US military begins accepting transgender recruits despite Trump ‘ban’


In a historic development, the US military began accepting openly transgender recruits from January 1, 2018, but it’s not clear for how long.

The date to allow transgender recruits was first set for July 1, 2017 following former President Obama’s 2016 decision to authorise transgender personnel in the military.

The date was pushed to the first day of 2018 in order “to evaluate more carefully the impact of such accessions on readiness and lethality”.

It then appeared to be cancelled entirely when President Trump shocked the world in July by announcing on Twitter “that the United States Government will not accept or allow Transgender individuals to serve in any capacity in the US Military.”

This order, however, was quickly challenged in court in at least four cases, leading to several damning injunctions against the president’s attempt to impose the ban.

As a result the enlistments went ahead as scheduled on Monday. Tellingly, the government has not yet appealed any of the injunctions or requested that the US Supreme Court get involved.

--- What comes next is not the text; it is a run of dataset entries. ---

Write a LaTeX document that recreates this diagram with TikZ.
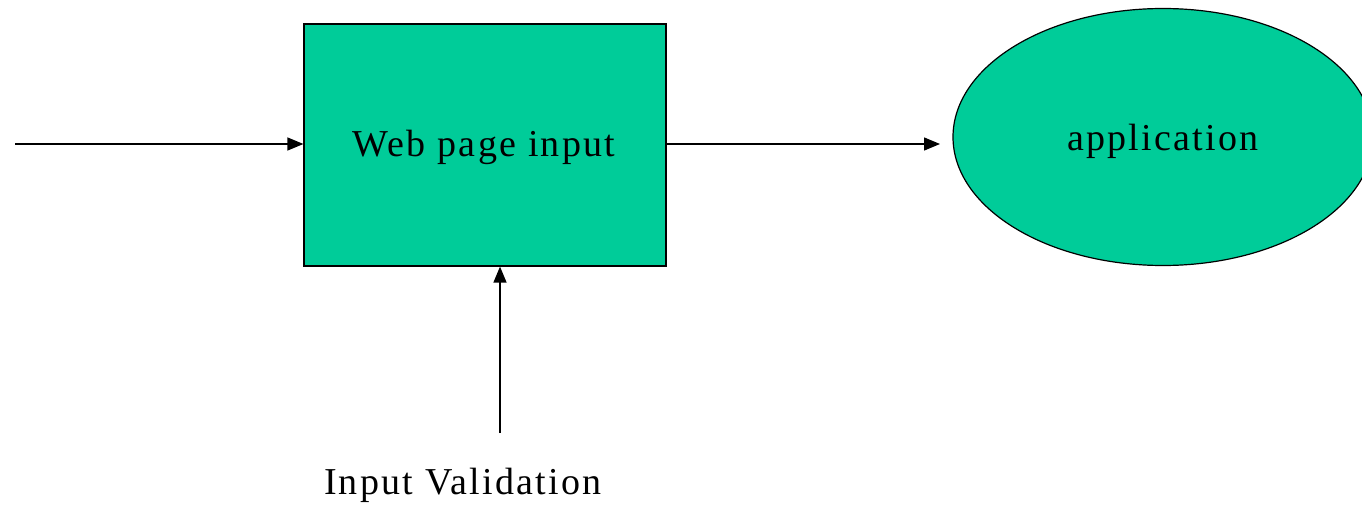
\documentclass[tikz,border=0pt]{standalone}
\usepackage{fontspec}
\setmainfont{Liberation Serif}[LetterSpace=6]
\usetikzlibrary{shapes.geometric,arrows.meta}
\definecolor{boxgreen}{HTML}{00CC99}
\begin{document}
\begin{tikzpicture}[x=1pt,y=-1pt,
  flow/.style={draw=black,line width=1.4pt,-{Triangle[length=16pt,width=13pt]}},
  lbl/.style={font=\fontsize{38}{40}\selectfont,text=black},
  shapebox/.style={draw=black,line width=1.2pt,fill=boxgreen}]
\useasboundingbox (0,0) rectangle (1362,505);
\clip (0,0) rectangle (1362,505);
\node[shapebox,minimum width=362pt,minimum height=242pt,inner sep=0pt] (web) at (485,145) {};
\node[lbl] at (484,147) {Web page input};
\node[shapebox,ellipse,minimum width=420pt,minimum height=257pt,inner sep=0pt] (app) at (1163,137) {};
\node[lbl] at (1163,141) {application};
\coordinate (start) at (15,144);
\coordinate (appin) at (940,144);
\coordinate (valtop) at (500,433);
\node[lbl] (val) at (463,485) {Input Validation};
\draw[flow] (start) -- (start -| web.west);
\draw[flow] (web.east |- appin) -- (appin);
\draw[flow] (valtop) -- (valtop |- web.south);
\end{tikzpicture}
\end{document}
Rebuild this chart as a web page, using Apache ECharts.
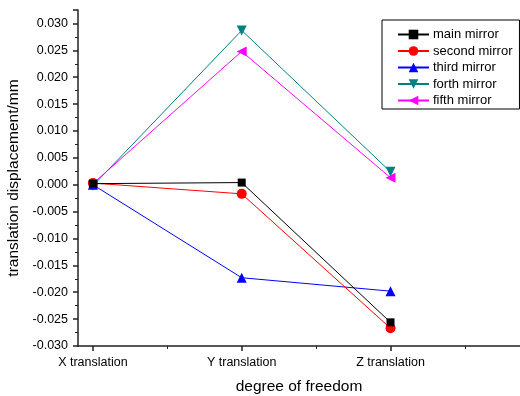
<!DOCTYPE html>
<html><head><meta charset="utf-8">
<script src="https://cdn.jsdelivr.net/npm/echarts@6/dist/echarts.min.js"></script>
<style>html,body{margin:0;padding:0;background:#fff}#c{width:520px;height:396px}</style>
</head><body><div id="c"></div>
<script>
var categories = ['X translation', 'Y translation', 'Z translation'];
var seriesNames = ['main mirror', 'second mirror', 'third mirror', 'forth mirror', 'fifth mirror'];
var mainMirror = [0.0002, 0.0004, -0.0256];
var secondMirror = [0.0003, -0.0017, -0.0267];
var thirdMirror = [0.0000, -0.0173, -0.0198];
var forthMirror = [-0.0002, 0.0287, 0.0024];
var fifthMirror = [0.0002, 0.0248, 0.0013];
var yTicks = [-0.030, -0.025, -0.020, -0.015, -0.010, -0.005, 0.000, 0.005, 0.010, 0.015, 0.020, 0.025, 0.030];

var colors = ['#000000', '#ff0000', '#0000ff', '#008080', '#ff00ff'];
var symbols = ['rect', 'circle', 'triangle', 'path://M0,0 L10,0 L5,9 Z', 'path://M0,5 L9,0 L9,10 Z'];
var sizes = [8, 10, 10, 10, 10];
var allData = [mainMirror, secondMirror, thirdMirror, forthMirror, fifthMirror];
var font = 'Liberation Sans, Arial, sans-serif';

var chart = echarts.init(document.getElementById('c'));
var series = allData.map(function (d, i) {
  return {
    name: seriesNames[i], type: 'line',
    data: d.map(function (v, j) { return [j + 1, v]; }),
    symbol: symbols[i], symbolSize: sizes[i], showAllSymbol: true,
    lineStyle: { width: 1, color: colors[i] },
    itemStyle: { color: colors[i] },
    z: 10 - i
  };
});
chart.setOption({
  animation: false,
  grid: { left: 78, right: 0, top: 10, bottom: 50, containLabel: false, outerBoundsMode: 'none' },
  legend: {
    orient: 'vertical', left: 382, top: 20,
    data: seriesNames,
    backgroundColor: '#fff', borderColor: '#000', borderWidth: 1,
    padding: [8, 7, 2, 15],
    itemWidth: 31, itemHeight: 12, itemGap: 3.5,
    textStyle: { fontFamily: font, fontSize: 13, color: '#000', padding: [0, 0, 0, -1] }
  },
  xAxis: [{
    type: 'value', min: 0.9, max: 3.87,
    name: 'degree of freedom', nameLocation: 'middle', nameGap: 33,
    nameTextStyle: { fontFamily: font, fontSize: 15.5, color: '#000' },
    splitLine: { show: false },
    axisLine: { show: true, onZero: false, lineStyle: { color: '#222', width: 1.5 } },
    axisTick: { show: true, customValues: [1, 2, 3], length: 5, lineStyle: { color: '#222', width: 1.5 } },
    axisLabel: {
      customValues: [1, 2, 3], margin: 10,
      fontFamily: font, fontSize: 12.5, color: '#000',
      formatter: function (v) { return categories[Math.round(v) - 1] || ''; }
    }
  }, {
    type: 'value', min: 0.9, max: 3.87, position: 'bottom',
    splitLine: { show: false },
    axisLine: { show: false, onZero: false },
    axisTick: { show: true, customValues: [1.5, 2.5, 3.5], length: 3, lineStyle: { color: '#222', width: 1 } },
    axisLabel: { show: false }
  }],
  yAxis: {
    type: 'value', min: -0.030, max: 0.0325, interval: 0.005,
    name: 'translation displacement/mm', nameLocation: 'middle', nameGap: 55,
    nameTextStyle: { fontFamily: font, fontSize: 15.5, color: '#000' },
    splitLine: { show: false },
    axisLine: { show: true, lineStyle: { color: '#222', width: 1.5 } },
    axisTick: { show: true, length: 5, lineStyle: { color: '#222', width: 1.5 } },
    minorTick: { show: true, splitNumber: 2, length: 3, lineStyle: { color: '#222', width: 1 } },
    axisLabel: {
      showMaxLabel: false, margin: 10,
      fontFamily: font, fontSize: 12.5, color: '#000',
      formatter: function (v) {
        var s = v.toFixed(3);
        return s === '-0.000' ? '0.000' : s;
      }
    }
  },
  series: series
});
</script></body></html>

The National Center for Lesbian Rights (NCLR) and GLBTQ Legal Advocates & Defenders (GLAD), which took the issue to court, described the Pentagon’s confirmation that transgender individuals can now join the military as a “victory”.

This marks the first time in US history that qualified transgender Americans will be authorised to openly enlist in the nation’s armed forces, said the groups in a joint statement.

“This is a major victory in the litigation and great news for transgender troops, transgender military academy and ROTC (Reserve Officers’ Training Corps) students, and transgender people who have been waiting to enlist,” said Shannon Minter, NCLR Legal Director.

“There is no reason to exclude transgender people from military service, especially when they have already proved their ability to serve. Transgender people are part of this country, and their willingness to take on the hardships and sacrifices of military service should be honoured, not banned.”

Jennifer Levi, GLAD Transgender Rights Project Director, added: “This is a historic and proud moment for our country. Transgender people have made amazing contributions to our Armed Forces, serving honourably throughout the services including overseas and in combat. We are stronger when the military reflects all of who we are as a nation.”

Speaking to BuzzFeed News, a Justice Department official explained that it was waiting for the Department of Defense (DOD) to release “an independent study of these issues in the coming weeks”.

The official said that, “the administration has decided to wait for DOD’s study and will continue to defend the President’s and Secretary of Defense’s lawful authority in district court in the meantime.”

The LGBTQ groups admitted that the issue is likely far from over and that the Trump Administration will probably still fight to enforce its discriminatory restrictions on transgender recruits and personnel in the future.

“But having transgender people be allowed to openly enlist in the military marks a huge development and hopefully the beginning of the end of this baseless ban,” said Levi.